The other three nations in the Big-5, Spain, Italy and France, do not seem to be willing to raise their hand out of free will to host Eurovision, due to a decrease of interest for the contest and the high costs of hosting this huge event.
OPTION 3: The runner-up of 2015 will get the right to host in 2016
Another fair option would be to give the rights to host the contest, maybe together with a direct place in the final, to the runner-up of the 2015-edition behind Australia. Which nation will that be? If we should believe the polls and bookmakers, it might be wise to contact the broadcasters in Sweden, Italy and Estonia to check how willing they are to take on the job in 2016.

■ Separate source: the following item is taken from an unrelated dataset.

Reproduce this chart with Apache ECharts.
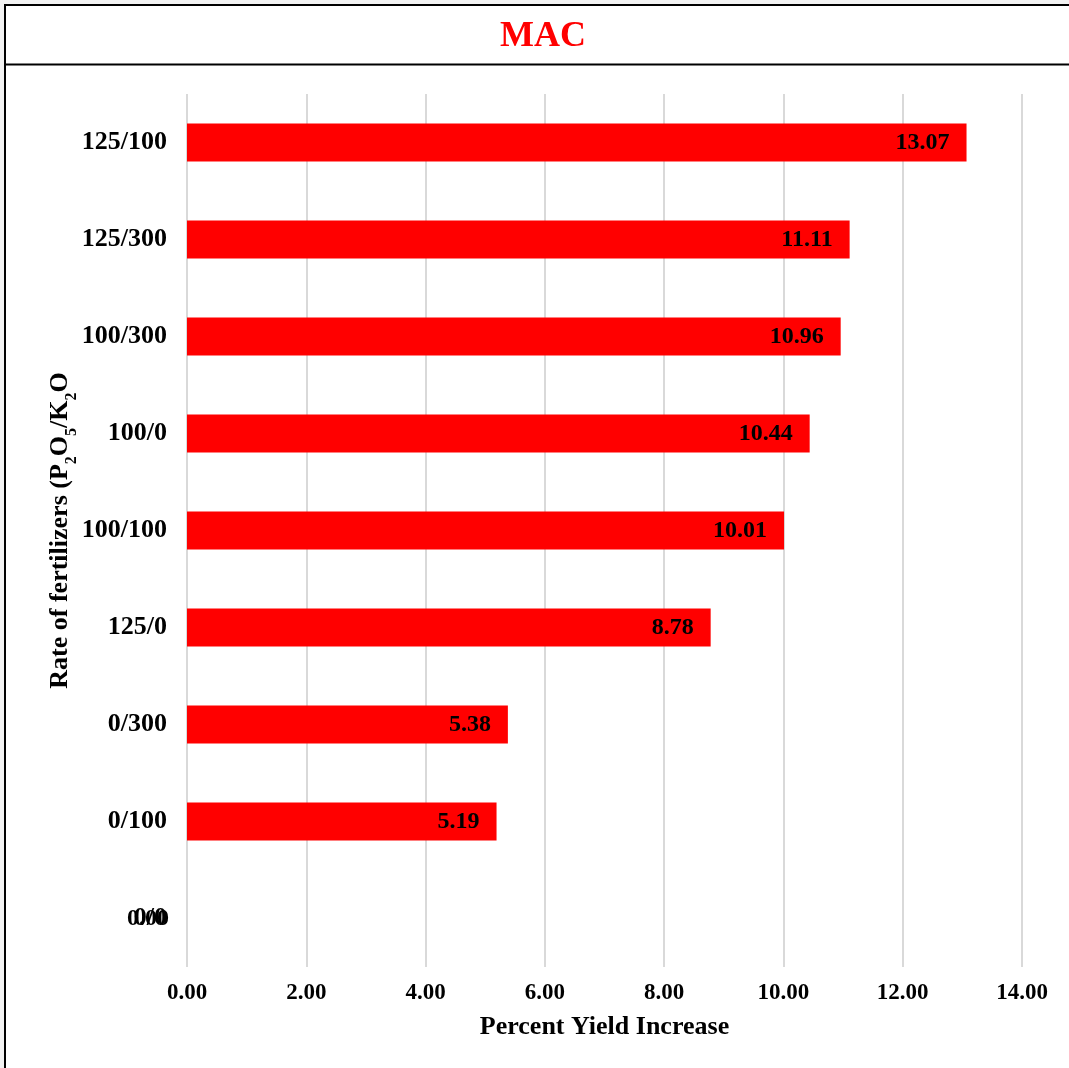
<!DOCTYPE html>
<html>
<head>
<meta charset="utf-8">
<script src="https://cdn.jsdelivr.net/npm/echarts@6/dist/echarts.min.js"></script>
<style>
html,body{margin:0;padding:0;background:#f2f2f2;}
#c{width:1069px;height:1068px;}
</style>
</head>
<body>
<div id="c"></div>
<script>
const categories = ['125/100','125/300','100/300','100/0','100/100','125/0','0/300','0/100','0/0'];
const values = [13.07, 11.11, 10.96, 10.44, 10.01, 8.78, 5.38, 5.19, 0];
const xTicks = [0, 2, 4, 6, 8, 10, 12, 14];

const FONT = '"Liberation Serif","Times New Roman",serif';
const chart = echarts.init(document.getElementById('c'));
chart.setOption({
  backgroundColor: 'transparent',
  animation: false,
  graphic: [
    {type:'rect', shape:{x:5,y:5,width:1080,height:1080}, style:{fill:'#fff', stroke:'#000', lineWidth:2}, z:-10},
    {type:'line', shape:{x1:5,y1:64.5,x2:1075,y2:64.5}, style:{stroke:'#000', lineWidth:2}, z:-9}
  ],
  title: {
    text: 'MAC', left: 495, top: 14,
    textStyle: {color:'#ff0000', fontFamily: FONT, fontWeight:'bold', fontSize:36}
  },
  grid: {left:187, right:1069-1022, top:94, bottom:1068-967, containLabel:false},
  xAxis: {
    type:'value', min:0, max:14, interval:2,
    name:'Percent Yield Increase', nameLocation:'middle', nameGap:47, nameMoveOverlap:false,
    nameTextStyle:{color:'#000', fontFamily:FONT, fontWeight:'bold', fontSize:26},
    axisLine:{show:false}, axisTick:{show:false},
    splitLine:{lineStyle:{color:'#d9d9d9', width:2}},
    axisLabel:{color:'#000', fontFamily:FONT, fontWeight:'bold', fontSize:23, margin:15,
      formatter: v => v.toFixed(2)}
  },
  yAxis: {
    type:'category', data:categories, inverse:true,
    name:'{m|Rate of fertilizers (P}{s|2}{m|O}{s|5}{m|/K}{s|2}{m|O}', nameLocation:'middle', nameGap:112, nameRotate:90,
    nameMoveOverlap:false,
    nameTextStyle:{color:'#000', fontFamily:FONT, fontWeight:'bold', fontSize:26,
      rich:{
        m:{fontFamily:FONT, fontWeight:'bold', fontSize:26, color:'#000', lineHeight:30, verticalAlign:'middle'},
        s:{fontFamily:FONT, fontWeight:'bold', fontSize:16, color:'#000', lineHeight:30, verticalAlign:'bottom', padding:[0,0,-5,0]}
      }},
    axisLine:{show:false}, axisTick:{show:false}, splitLine:{show:false},
    axisLabel:{color:'#000', fontFamily:FONT, fontWeight:'bold', fontSize:26, margin:20}
  },
  series: [{
    type:'bar', barWidth:38,
    data: values.map((v,i) => v === 0 ? {value:v, label:{position:'left', distance:18}} : v),
    itemStyle:{color:'#ff0000'},
    label:{show:true, position:'insideRight', distance:17, color:'#000', fontFamily:FONT, fontWeight:'bold', fontSize:24,
      formatter: p => p.value.toFixed(2)}
  }]
});
</script>
</body>
</html>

But who knows, just like last year, we can always be in for a big surprise. This option could be realistic, as it has been used earlier this year when Italy refused to host the Junior Eurovision Song Contest after winning it in Malta. After some weeks of negotiations, runner-up Bulgaria was announced to take over the 2015 Junior Eurovision Song Contest.
OPTION 4: A free bidding process for all countries that would like to host
Just like the FIFA and UEFA or the IOC who organize the big Football Championships for nations and the Olympic Games, there can be a bidding process by each nation that would like to host the contest. There is little time to do this, and creating a proper bidding book will take time, so I doubt if this will be prefered by the EBU. Perhaps it would be an option, if there was more time. You would know for sure that the country that gets to host the contest, is really eager to deliver a great show in May 2016.
OPTION 5: Australia will not win the contest
This is not really an option, but should Guy NOT win in Vienna, I guess we’ll just go the country that has won the contest instead…. Will be continued in a couple of weeks in Vienna!